The colorful billboard carries the Freedom From Religion Foundation’s name and website, and boasts a John Lennon-esque statement, “Imagine No Religion,” against a stained-glass window background.
The billboard had already engendered a story in the Inland Valley Daily Bulletin, (Ontario, Calif.), which went out over the Associated Press wire, as well as major TV coverage in the valley on ABC and CBS TV stations last night.
Foundation co-president Annie Laurie Gaylor called such censorship “unprofessional and cavalier.”
“Are religionists so thin-skinned they must squelch free debate? One small freethought billboard in the immense state of California is such a threat to insecure religious egos that it must be censored?”

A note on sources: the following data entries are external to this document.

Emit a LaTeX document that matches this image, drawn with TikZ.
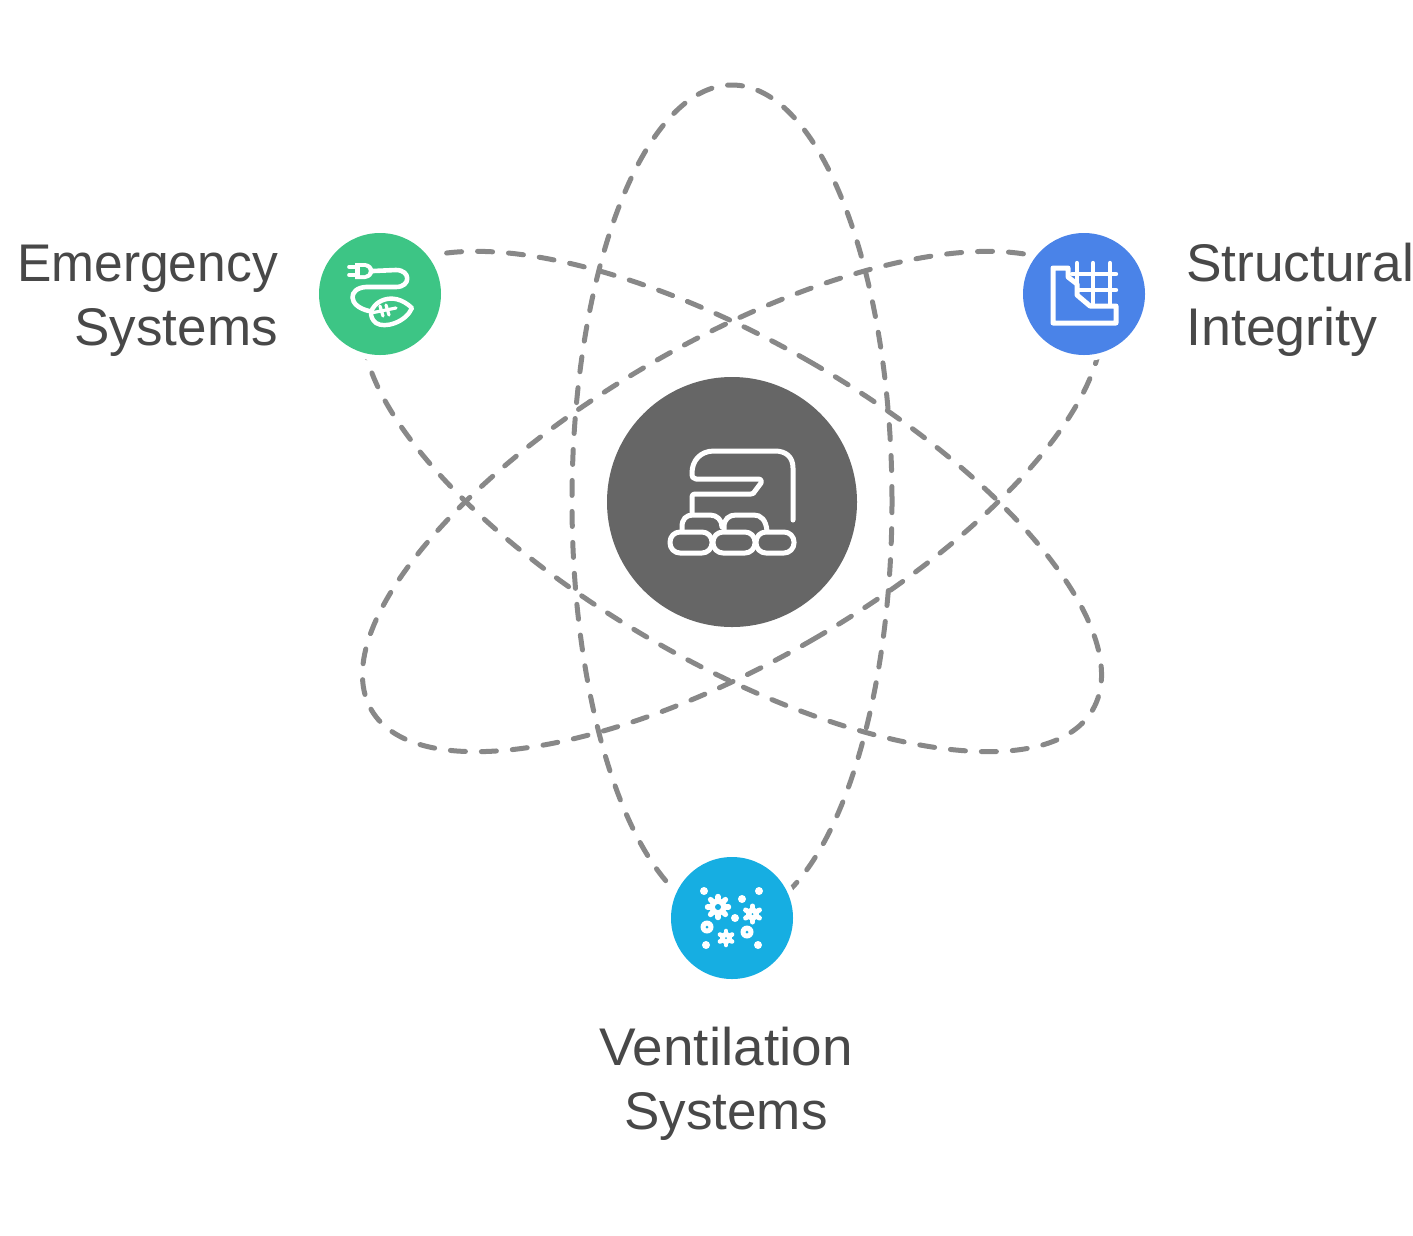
\documentclass[tikz,border=0pt]{standalone}
\usepackage{fontspec}
\setmainfont{Liberation Sans}
\definecolor{txt}{HTML}{484848}
\definecolor{orbit}{HTML}{888888}
\definecolor{hub}{HTML}{666666}
\definecolor{grn}{HTML}{3DC585}
\definecolor{blu}{HTML}{4A83E8}
\definecolor{cyn}{HTML}{16AEE2}
\newcommand{\st}[2]{{\addfontfeature{FakeStretch=#1}#2}}
\tikzset{
  orbitline/.style={draw=orbit,line width=5pt,line cap=round,dash pattern=on 15pt off 16pt},
  disc/.style={circle,inner sep=0pt,minimum size=122pt},
  halo/.style={circle,fill=white,inner sep=0pt,minimum size=134pt},
  lab/.style={text=txt,font=\fontsize{53}{64}\selectfont,inner sep=0pt,align=#1},
  ico/.style={draw=white,line width=5pt,line cap=round,line join=round,fill=none},
  dot/.style={fill=white,draw=none},
}
\begin{document}
\begin{tikzpicture}[x=1pt,y=-1pt]
\useasboundingbox (0,0) rectangle (1413,1235);
\fill[white] (0,0) rectangle (1413,1235);
\coordinate (c) at (732,501.5);
\draw[orbitline] (c) ellipse [x radius=160pt,y radius=416.5pt];
\draw[orbitline,rotate around={60:(c)}] (c) ellipse [x radius=160pt,y radius=416.5pt];
\draw[orbitline,rotate around={-60:(c)}] (c) ellipse [x radius=160pt,y radius=416.5pt];
\node[halo] at (380,294) {};
\node[halo] at (1084,294) {};
\node[halo] at (732,918) {};
\node[circle,fill=hub,minimum size=250pt,inner sep=0pt] (hubn) at (732,502) {};
\node[disc,fill=grn] (em) at (380,294) {};
\node[disc,fill=blu] (st) at (1084,294) {};
\node[disc,fill=cyn] (ve) at (732,918) {};
\node[lab=right,anchor=east] (t1) at (278,301) {\st{0.972}{Emergency}\\Systems};
\node[lab=left,anchor=west] (t2) at (1186,300) {\st{1.005}{Structural}\\\st{1.015}{Integrity}};
\node[lab=center,anchor=center] (t3) at (726,1084) {\st{1.036}{Ventilation}\\Systems};
% hub icon
\draw[ico] (793,520) -- (793,468) .. controls (793,457) and (786,451) .. (775,451) -- (714,451)
  .. controls (700,451) and (692,461) .. (692,473) .. controls (692,477) and (693,479) .. (696,479)
  -- (758,479) .. controls (761,479) and (762,481) .. (761,483) -- (755,491) .. controls (754,493) and (753,494) .. (751,494)
  -- (695,494) .. controls (693,494) and (692,495) .. (692,497) -- (692,514);
\draw[ico] (682,531) -- (682,527) .. controls (682,519) and (686,515) .. (693,515) -- (710,515) .. controls (717,515) and (722,520) .. (722,527);
\draw[ico] (724,531) -- (724,527) .. controls (724,519) and (729,515) .. (736,515) -- (754,515) .. controls (761,515) and (766,520) .. (767,531);
\draw[ico,rounded corners=10pt] (670,532) rectangle (712,553);
\draw[ico,rounded corners=10pt] (713,532) rectangle (755,553);
\draw[ico,rounded corners=10pt] (756,532) rectangle (794,553);
% emergency icon
\draw[ico,line width=4.6pt] (373,271) -- (396,270) .. controls (411,270) and (411,287) .. (396,287) -- (366,287)
  .. controls (348,288) and (347,306) .. (369,311);
\fill[white] (355,263) -- (365,263) .. controls (376,264) and (376,278) .. (365,279) -- (355,279) -- cycle;
\fill[grn] (360,267) -- (365,267) .. controls (370,268) and (370,274) .. (365,275) -- (360,275) -- cycle;
\draw[ico,line width=3.6pt] (349,267) -- (355,267) (349,275) -- (355,275);
\draw[ico,line width=4.4pt] (371,313) .. controls (372,303) and (392,289) .. (412,308) .. controls (406,322) and (385,329) .. (376,323) .. controls (372,320) and (371,316) .. (371,313);
\draw[ico,line width=3.2pt] (371,313) -- (396,308) (380,306) -- (383,316) (386,305) -- (389,315);
% structural icon
\draw[ico] (1053,268) -- (1068,268) -- (1068,277) -- (1077,284) -- (1077,295) -- (1090,306) -- (1116,306) -- (1116,323) -- (1053,323) -- cycle;
\draw[ico,line width=4.4pt] (1077,263) -- (1077,290) (1093,263) -- (1093,304) (1110,263) -- (1110,304);
\draw[ico,line width=4.4pt] (1072,274) -- (1116,274) (1078,290) -- (1116,290);
% ventilation icon
\foreach \x/\y/\r in {704/891/4,759/891/4,742/899/4,735/918/4,706/945/4,758/945/4}
  \fill[dot] (\x,\y) circle (\r pt);
\fill[dot] (707,927) circle (6.5pt);
\fill[cyn] (707,927) circle (1.5pt);
\fill[dot] (747,932) circle (6.5pt);
\fill[cyn] (747,932) circle (1.5pt);
\foreach \a in {0,45,...,315} \draw[white,line width=5.4pt,line cap=round] (718,907) -- ++(\a:10.5pt);
\fill[white] (718,907) circle (8.5pt);
\fill[cyn] (718,907) circle (3pt);
\foreach \a in {30,90,...,330} \draw[white,line width=5pt,line cap=round] (752.5,914) -- ++(\a:8pt);
\fill[white] (752.5,914) circle (6.5pt);
\fill[cyn] (752.5,914) circle (1pt);
\foreach \a in {30,90,...,330} \draw[white,line width=4.6pt,line cap=round] (726,938) -- ++(\a:7pt);
\fill[white] (726,938) circle (6pt);
\fill[cyn] (726,938) circle (1pt);
\end{tikzpicture}
\end{document}
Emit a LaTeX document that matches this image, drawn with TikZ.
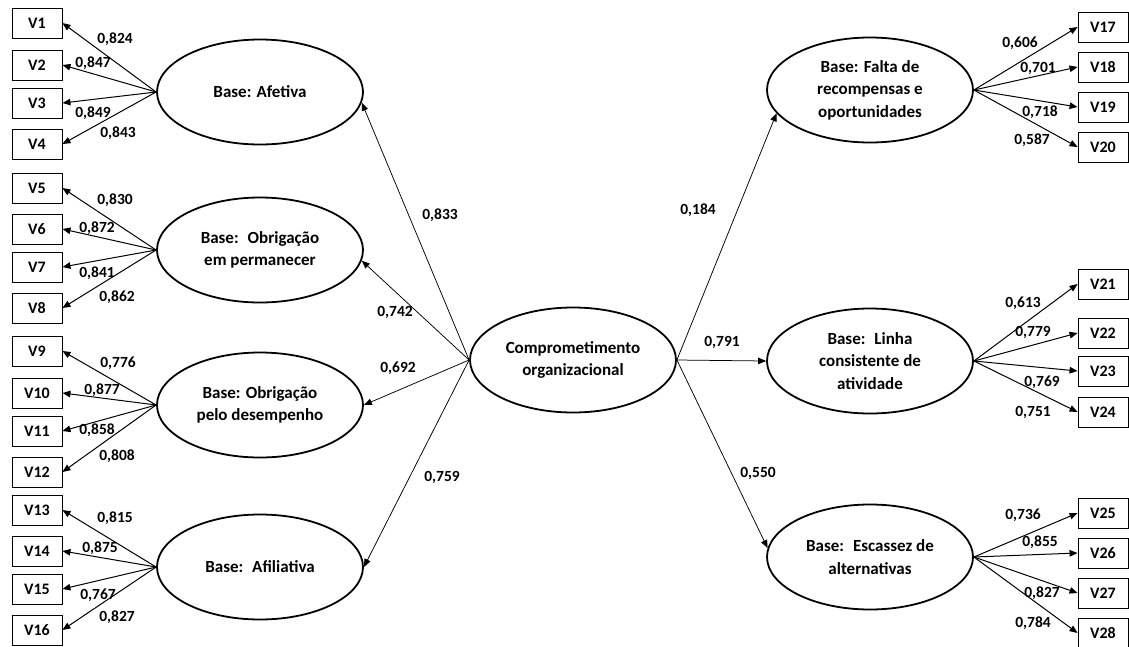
\documentclass[tikz,border=0pt]{standalone}
\usepackage{fontspec}
\setmainfont{Carlito}
\usetikzlibrary{shapes.geometric,arrows.meta}
\begin{document}
\begin{tikzpicture}[x=1pt,y=-1pt,
  lat/.style={ellipse,draw,line width=1.8pt,minimum width=206pt,minimum height=105pt,inner sep=0pt,align=center,font=\fontsize{17}{22.5}\selectfont\bfseries},
  obs/.style={rectangle,draw,line width=0.9pt,minimum width=50pt,minimum height=30pt,inner sep=0pt,font=\fontsize{16}{18}\selectfont\bfseries},
  lbl/.style={inner sep=0pt,font=\fontsize{15.5}{18}\selectfont\bfseries},
  load/.style={-{Triangle[length=8pt,width=6.5pt]},line width=1pt},
  struct/.style={-{Triangle[length=8pt,width=6.5pt]},line width=0.75pt}]
\useasboundingbox (0,0) rectangle (1129,646);
\fill[white] (0,0) rectangle (1129,646);

% latent variables
\node[lat] (C) at (573,360) {Comprometimento\\organizacional};
\node[lat] (A) at (260,92) {Base: Afetiva};
\node[lat] (B) at (260,250) {Base:~ Obrigação\\em permanecer};
\node[lat] (D) at (260,405) {Base: Obrigação\\pelo desempenho};
\node[lat] (E) at (260,567) {Base:~ Afiliativa};
\node[lat] (F) at (870,90) {Base: Falta de\\recompensas e\\oportunidades};
\node[lat] (L) at (870,361) {Base:~ Linha\\consistente de\\atividade};
\node[lat] (S) at (870,557) {Base:~ Escassez de\\alternativas};

% observed variables (left)
\foreach \n/\y in {1/23,2/65,3/103,4/144,5/188,6/229,7/267,8/308,9/351,10/393,11/431,12/472,13/510,14/551,15/589,16/630}
  \node[obs] (v\n) at (37,\y) {V\n};
% observed variables (right)
\foreach \n/\y in {17/27,18/67,19/107,20/147,21/284,22/333,23/371,24/412,25/513,26/553,27/593,28/633}
  \node[obs] (v\n) at (1103,\y) {V\n};

% loadings left
\foreach \n/\e in {1/A,2/A,3/A,4/A,5/B,6/B,7/B,8/B,9/D,10/D,11/D,12/D,13/E,14/E,15/E,16/E}
  \draw[load] (\e.west) -- (v\n.east);
% loadings right
\foreach \n/\e in {17/F,18/F,19/F,20/F,21/L,22/L,23/L,24/L,25/S,26/S,27/S,28/S}
  \draw[load] (\e.east) -- (v\n.west);

% structural paths
\draw[struct] (C.west) -- (A.-6);
\draw[struct] (C.west) -- (B.-6);
\draw[struct] (C.west) -- (D.east);
\draw[struct] (C.west) -- (E.east);
\draw[struct] (C.east) -- (F.194);
\draw[struct] (C.east) -- (L.west);
\draw[struct] (C.east) -- (S.175);

% loading labels
\foreach \n/\x/\y/\t in {1/115/39/{0,824},2/93/63/{0,847},3/93/113/{0,849},4/118/133/{0,843},
  5/115/200/{0,830},6/97/228/{0,872},7/97/273/{0,841},8/117/297/{0,862},
  9/118/363/{0,776},10/102/390/{0,877},11/97/430/{0,858},12/117/456/{0,808},
  13/115/518/{0,815},14/100/548/{0,875},15/98/595/{0,767},16/117/617/{0,827},
  17/1020/43/{0,606},18/1038/68/{0,701},19/1040/112/{0,718},20/1032/140/{0,587},
  21/1023/303/{0,613},22/1033/332/{0,779},23/1042/382/{0,769},24/1033/412/{0,751},
  25/1023/515/{0,736},26/1040/542/{0,855},27/1042/593/{0,827},28/1033/623/{0,784}}
  \node[lbl] (l\n) at (\x,\y) {\t};

% structural labels
\node[lbl] (sA) at (440,215) {0,833};
\node[lbl] (sB) at (395,312) {0,742};
\node[lbl] (sD) at (398,368) {0,692};
\node[lbl] (sE) at (442,477) {0,759};
\node[lbl] (sF) at (698,210) {0,184};
\node[lbl] (sL) at (722,342) {0,791};
\node[lbl] (sS) at (758,473) {0,550};
\end{tikzpicture}
\end{document}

Gaylor said: “With local freethinkers’ help, the Freedom From Religion Foundation would love to plaster the valley with our message. Let’s fight back!”
“There is nothing insulting in our message. We simply invite the public to think, to imagine a world free from religion. Think of the history of believers warring over their imaginary gods, the fact that more people have been killed in the name of religion than for any other reason! The human race needs to grow up. We should concentrate on improving this world, and stop worrying about the next,” Gaylor added.
A Foundation billboard, using the stained-glass motif with a little holly added and the seasonal message, “Reason’s Greetings,” will be going up next month in Olympia, Wash., and in Madison, Wis., among other sites.